In a direct challenge to Jobbik’s 47 parliamentary representatives in the 386-seat chamber, he added: "I cannot choose, I was born into this. But you can choose, and you have chosen this path," as he cautioned they would have to “bear history’s judgement”.

Last month, Jobbik’s foreign policy cabinet head Marton Gyongyosi said that the recent Gaza escalation “makes it timely to tally up people of Jewish ancestry who live here, especially i the Hungarian government, who, indeed, pose a national security risk to Hungary”.

In an apparent response to his concerns, Fonagy specified he did not have dual citizenship with Israel and was not religious.

Jobbik’s stranglehold on the youth vote, amongst which it commands the highest proportion of support of any political party with 20% approval ratings, and its overall position as the country’s third largest political party is largely attributed to the European nation’s ailing economy and increasing social tensions caused y virulent austerity measures implemented to overcome the entrenched recession.

It is far from the first time Jobbik has found itself embroiled in an anti-Semitism scandal, after MP Gyongyosi came under fire earlier this year for appearing to question the number of Hungarian Jews murdered and deported during the Holocaust, as he claimed it had become a political business to elevate the numbers.

He said that Israel’s treatment of the Palestinians is a "Nazi system" and compared Israeli Foreign Minister Avigdor Lieberman to Joseph Goebbels.

"The Jews don’t have the right to talk about what happened in the Second World War," he said, adding that "Jews are looking to build outside of Israel.
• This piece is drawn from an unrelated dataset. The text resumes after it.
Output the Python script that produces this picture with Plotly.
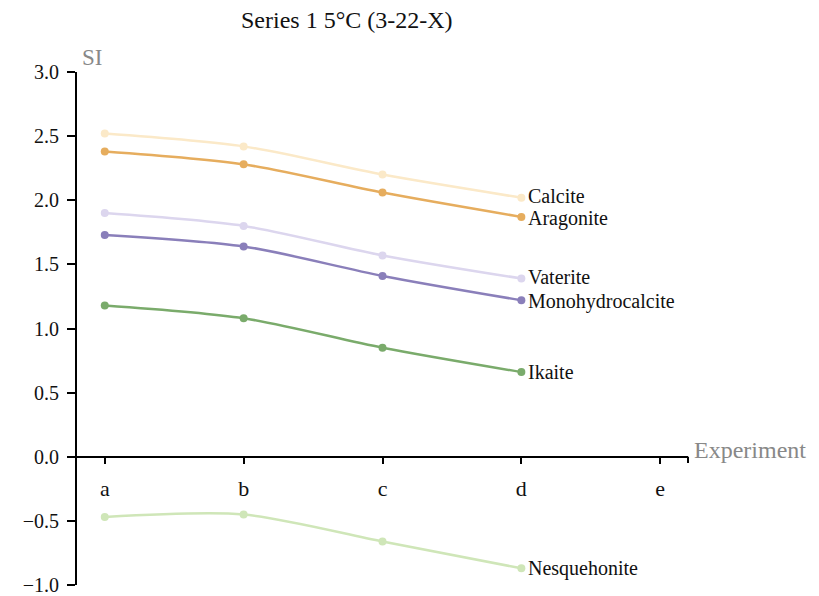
import plotly.graph_objects as go

categories = ["a", "b", "c", "d", "e"]
series_names = ["Calcite", "Aragonite", "Vaterite", "Monohydrocalcite", "Ikaite", "Nesquehonite"]
calcite = [2.52, 2.42, 2.20, 2.02]
aragonite = [2.38, 2.28, 2.06, 1.87]
vaterite = [1.90, 1.80, 1.57, 1.39]
monohydrocalcite = [1.73, 1.64, 1.41, 1.22]
ikaite = [1.18, 1.08, 0.85, 0.66]
nesquehonite = [-0.47, -0.45, -0.66, -0.87]
colors = ["#fbe9c8", "#e6ad5e", "#dcd6ee", "#8a7fba", "#7aab6b", "#cfe6b8"]

values = [calcite, aragonite, vaterite, monohydrocalcite, ikaite, nesquehonite]
FONT = "Liberation Serif"
# small vertical nudges (px) for the end labels so close neighbours do not collide
label_nudge = {"Calcite": 2, "Aragonite": -2, "Vaterite": 1, "Monohydrocalcite": -1}

fig = go.Figure()
label_annotations = []
for name, vals, col in zip(series_names, values, colors):
    n = len(vals)
    fig.add_trace(go.Scatter(
        x=list(range(n)), y=vals,
        mode="lines+markers",
        line=dict(color=col, width=2.5, shape="spline", smoothing=0.8),
        marker=dict(color=col, size=8),
        showlegend=False, cliponaxis=False,
    ))
    label_annotations.append(dict(
        text=name, x=n - 1, y=vals[-1], xref="x", yref="y",
        xanchor="left", yanchor="middle", xshift=5, yshift=label_nudge.get(name, 0),
        showarrow=False, font=dict(family=FONT, size=20, color="#111"),
    ))

fig.update_layout(
    width=819, height=596,
    margin=dict(l=77, r=131, t=72, b=11, autoexpand=False),
    plot_bgcolor="white", paper_bgcolor="white",
    font=dict(family=FONT, size=21, color="#111"),
    xaxis=dict(
        range=[-0.2, 4.2], tickmode="array", tickvals=list(range(len(categories))),
        ticktext=categories, showgrid=False, zeroline=False,
        showline=True, linecolor="black", linewidth=2,
        ticks="outside", ticklen=6, tickwidth=2, tickcolor="black",
        anchor="free", position=0.25, tickfont=dict(size=22),
        automargin=False, ticklabelstandoff=6,
    ),
    yaxis=dict(
        range=[-1, 3], tickvals=[-1, -0.5, 0, 0.5, 1, 1.5, 2, 2.5, 3],
        tickformat=".1f", showgrid=False, zeroline=False,
        showline=True, linecolor="black", linewidth=2,
        ticks="outside", ticklen=8, tickwidth=2, tickcolor="black",
        tickfont=dict(size=20), automargin=False, ticklabelstandoff=4,
        ticklabeloverflow="allow",
    ),
    annotations=label_annotations + [
        dict(text="Series 1 5°C (3-22-X)", xref="paper", x=(347 - 77) / 611, yref="paper",
             y=1.0, yshift=52, yanchor="middle",
             showarrow=False, font=dict(size=24, color="#111")),
        dict(text="SI", xref="paper", yref="paper", x=0.005, y=1.0, xanchor="left", yanchor="bottom",
             showarrow=False, font=dict(size=23, color="#888")),
        dict(text="Experiment", xref="paper", yref="paper", x=1.006, y=0.25, xanchor="left",
             yanchor="middle", yshift=7, showarrow=False, font=dict(size=24, color="#888")),
    ],
)
fig.add_shape(type="line", xref="paper", yref="paper", x0=1, x1=1, y0=0.25, y1=0.238,
              line=dict(color="black", width=2))
fig.write_html("out.html")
There is a kind of expansionism in their behaviour”.

Whilst the Hungarian chief rabbi Slomo Koves concede that not “all people who vote for Jobbik are anti-Semites”, he also warned that “if Jobbik brings it (anti-Semitic rhetoric)into the public discourse, even people who were not anti-Semites before, they feel like it's a way to show your frustration... The problem is that this has an effect on the state of mind of all Hungarians”.

An estimated 550,000 Hungarian Jews were killed during the Holocaust, and about 100,000 of the country's current 10 million-strong  population are Jewish.